Above a certain shear rate, however, the direct contacts between particles become more numerous as the particles are forced closer together more and the medium is unable to flow between them fast enough. This creates more chains of particles moving together, and allows the chains to get longer. At a certain point, the chains get tangled up in each other and lock together, and the suspension becomes an amorphous solid with liquid in the gaps between particles.

While this kind of jamming behaviour is well understood in granular physics, the New York researchers’ model is the first to start from the basic forces on a suspended particle and capture this liquid–solid crossover. “Starting from basic assumptions familiar to the hydrodynamics community,” says Seto, “we introduced some particle contact, and we borrowed a model from granular physics to describe contact. So our work is bridging two fields.”
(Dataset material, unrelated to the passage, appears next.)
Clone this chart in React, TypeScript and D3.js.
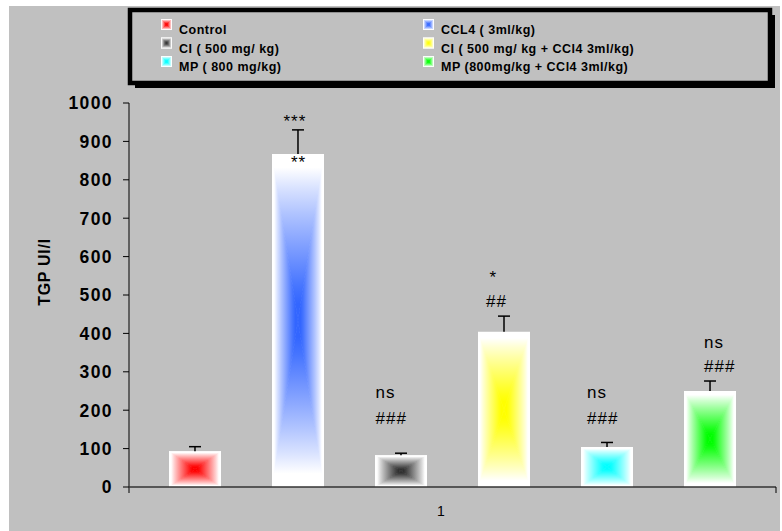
import React from "react";
import * as d3 from "d3";

const series = [
  "Control",
  "CCL4 ( 3ml/kg)",
  "CI ( 500 mg/ kg)",
  "CI ( 500 mg/ kg + CCl4 3ml/kg)",
  "MP ( 800 mg/kg)",
  "MP (800mg/kg + CCl4 3ml/kg)",
];
const values = [93, 867, 83, 404, 104, 250];
const errors = [12, 63, 5, 41, 12, 26];
const colors = ["#ff0000", "#3366ff", "#303030", "#ffff00", "#00ffff", "#00ff00"];
const yTicks = [0, 100, 200, 300, 400, 500, 600, 700, 800, 900, 1000];
const category = "1";
const yTitle = "TGP UI/l";

// annotations: series index, text, value (baseline in data units)
const annSeries = [1, 1, 3, 3, 2, 2, 4, 4, 5, 5];
const annText = ["***", "**", "*", "##", "ns", "###", "ns", "###", "ns", "###"];
const annValue = [937, 831, 531, 469, 232, 164, 232, 164, 362, 300];
const annDx = [-14.5, -7, -14.5, -18, -25.5, -25.5, -20, -20, -6, -6];

const W = 782;
const H = 531;
const FONT = "Arial, 'Liberation Sans', sans-serif";

function gradStops(color: string) {
  const interp = d3.interpolateRgb("#ffffff", color);
  const offs = [0, 0.08, 0.2, 0.35, 0.5, 0.65, 0.8, 0.9, 1];
  return offs.map((o) => {
    const a = Math.max(0, Math.min(1, (o - 0.08) / 0.8));
    return { o, c: interp(Math.pow(a, 0.9)) };
  });
}

let clipCounter = 0;

function RectGrad({ x, y, w, h, i, id }: { x: number; y: number; w: number; h: number; i: number; id: string }) {
  const cx = x + w / 2;
  const cy = y + h / 2;
  const x1 = x + w;
  const y1 = y + h;
  const cid = `clip-${id}`;
  return (
    <g>
      <clipPath id={cid}>
        <rect x={x} y={y} width={w} height={h} />
      </clipPath>
      <g clipPath={`url(#${cid})`}>
        <rect x={x} y={y} width={w} height={h} fill="#ffffff" />
        <polygon points={`${x},${y} ${x1},${y} ${cx},${cy}`} fill={`url(#g${i}t)`} stroke={`url(#g${i}t)`} strokeWidth={1} />
        <polygon points={`${x},${y1} ${x1},${y1} ${cx},${cy}`} fill={`url(#g${i}b)`} stroke={`url(#g${i}b)`} strokeWidth={1} />
        <polygon points={`${x},${y} ${x},${y1} ${cx},${cy}`} fill={`url(#g${i}l)`} />
        <polygon points={`${x1},${y} ${x1},${y1} ${cx},${cy}`} fill={`url(#g${i}r)`} />
      </g>
    </g>
  );
}

export default function App() {
  const y = d3.scaleLinear().domain([0, 1000]).range([487, 103]);
  const x = d3
    .scaleBand<string>()
    .domain(series)
    .range([129, 776])
    .paddingInner(0.495)
    .paddingOuter(0.388);
  const bw = x.bandwidth();

  const dirs: Record<string, [number, number, number, number]> = {
    t: [0, 0, 0, 1],
    b: [0, 1, 0, 0],
    l: [0, 0, 1, 0],
    r: [1, 0, 0, 0],
  };

  const legCols = [161, 423];
  const legRows = [19, 37.5, 56];

  return (
    <svg
      width={W}
      height={H}
      style={{ position: "absolute", left: 0, top: 0, display: "block" }}
      fontFamily={FONT}
    >
      <defs>
        {colors.map((c, i) =>
          Object.entries(dirs).map(([k, [a1, b1, a2, b2]]) => (
            <linearGradient key={`${i}${k}`} id={`g${i}${k}`} x1={a1} y1={b1} x2={a2} y2={b2}>
              {gradStops(c).map((s, j) => (
                <stop key={j} offset={s.o} stopColor={s.c} />
              ))}
            </linearGradient>
          ))
        )}
      </defs>
      <rect x={0} y={0} width={W} height={H} fill="#ffffff" />
      <rect x={9} y={6} width={771} height={H - 6} fill="#c0c0c0" />

      {/* legend */}
      <rect x={135} y={15} width={640} height={73} fill="#000" />
      <rect x={130} y={10} width={640} height={73} fill="#c0c0c0" stroke="#000" strokeWidth={4.5} />
      {series.map((s, i) => {
        const col = i % 2;
        const row = Math.floor(i / 2);
        const mx = legCols[col];
        const my = legRows[row];
        return (
          <g key={s}>
            <RectGrad x={mx} y={my} w={11} h={11} i={i} id={`leg${i}`} />
            <text
              x={mx + 18}
              y={my + 15}
              fontSize={12.5}
              fontWeight="bold"
              letterSpacing={0.5}
              fill="#000"
            >
              {s}
            </text>
          </g>
        );
      })}

      {/* bars */}
      {values.map((v, i) => {
        const bx = x(series[i])!;
        return <RectGrad key={i} x={bx} y={y(v)} w={bw} h={y(0) - y(v)} i={i} id={`bar${i}`} />;
      })}

      {/* error bars */}
      {values.map((v, i) => {
        const cx = x(series[i])! + bw / 2;
        const top = y(v + errors[i]);
        return (
          <g key={`e${i}`} stroke="#000" strokeWidth={1.5}>
            <line x1={cx} x2={cx} y1={y(v)} y2={top} />
            <line x1={cx - 6} x2={cx + 6} y1={top} y2={top} />
          </g>
        );
      })}

      {/* annotations */}
      {annText.map((t, k) => {
        const i = annSeries[k];
        const cx = x(series[i])! + bw / 2;
        return (
          <text
            key={`a${k}`}
            x={cx + annDx[k]}
            y={y(annValue[k])}
            fontSize={17}
            letterSpacing={1}
            fill="#000"
          >
            {t}
          </text>
        );
      })}

      {/* y axis */}
      <line x1={129} x2={129} y1={y(1000)} y2={493} stroke="#000" strokeWidth={1} />
      {yTicks.map((t) => (
        <g key={`t${t}`}>
          <line x1={123} x2={129} y1={y(t)} y2={y(t)} stroke="#000" strokeWidth={1} />
          <text
            x={113}
            y={y(t)}
            dy="0.36em"
            textAnchor="end"
            fontSize={17.5}
            fontWeight="bold"
            letterSpacing={1.4}
            fill="#000"
          >
            {t}
          </text>
        </g>
      ))}
      <text
        transform={`translate(50, ${272}) rotate(-90)`}
        textAnchor="middle"
        fontSize={16}
        fontWeight="bold"
        letterSpacing={0.7}
        fill="#000"
      >
        {yTitle}
      </text>

      {/* x axis */}
      <line x1={129} x2={776} y1={y(0)} y2={y(0)} stroke="#333" strokeWidth={1.5} />
      <line x1={776} x2={776} y1={y(0)} y2={493} stroke="#000" strokeWidth={1} />
      <text x={441} y={516} textAnchor="middle" fontSize={14} fill="#000">
        {category}
      </text>
    </svg>
  );
}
The model does a good job of reproducing a range of experimental results obtained in several different labs. Indeed, Seto explains that the group’s model provides a unified explanation of results that had been interpreted in different ways in the past.

Heinrich Jaeger at the University of Chicago is impressed by the team’s work: “I’m very excited about this paper combining ideas from two perspectives – the granular perspective, which starts from solid on solid and then worries about what happens when you put liquid in, and the suspension rheology perspective that starts from a liquid and wonders what happens when you put particles in.”

Aside from scientific interest, both Seto and Jaeger say that the work has technological applications. “Discontinuous shear thickening is typically thought of as a problem in industries,” says Jaeger. “If you are trying to transport these dense suspensions through pipes and they suddenly lock up this would be a potential disaster. Therefore it is very important to have a good approach to controlling this behaviour.” He adds that there are also applications in which it is desirable, such as flexible stab vests or other protective clothing. “At slow agitation the material behaves rather liquid-like, while sudden impacts can activate this shear thickening, which immediately turns the material into a more solid-like form.”

The research is published in Physical Review Letters.